Black tea......blended and packed in Poland ....using the finest imported ingredients {-)
[I wonder if Mr Twinnigs will need to revise the colour of their product, or revise the term?]
Derek
-
You should be drinking Nerada or at least Bushells in Oz >>:-(
Mind you I do enjoy Tetley. %%
-
The tea that was bubbling was NOT the refreshing beverage of that name, but the meal that happens late afternoon, and had previously been inside the packet that I was reading.

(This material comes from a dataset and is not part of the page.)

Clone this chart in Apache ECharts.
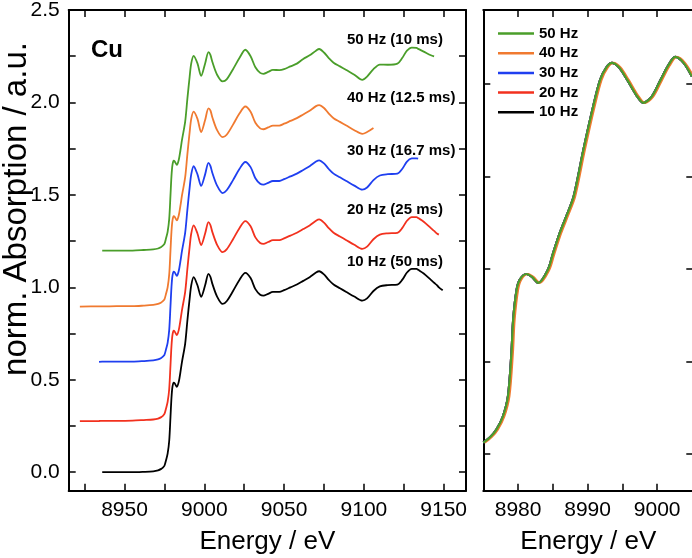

Where any company that deals in international comodities chooses to have its packing factory is, these days, entirely the choice of some faceless guy in a grey suit, possibly on this planet, possibly not. In most parts of the world, tea is an imported product, despite the assertion by some folk that Taylors of Harrogate grow their own locally.
-
Good old YORKSHIRE tea brewed by Richard Sharpe himself
-
Hi all, we always have Yorkshire tea at home. Banana boxes should be a separate element they are so tough! I use them a lot all free curtesy local supermarket.
By the way a bit of trivia:- Wharf is an acronym like radar etc. It comes from the way warehouses were marked on maps. If you had a warehouse by the river it was warehouse at river frontage, or abreviated as WHARF on the map. However it has got mixed in with the old Dutch word werf meaning dockside. So it is, what it is you want it to mean.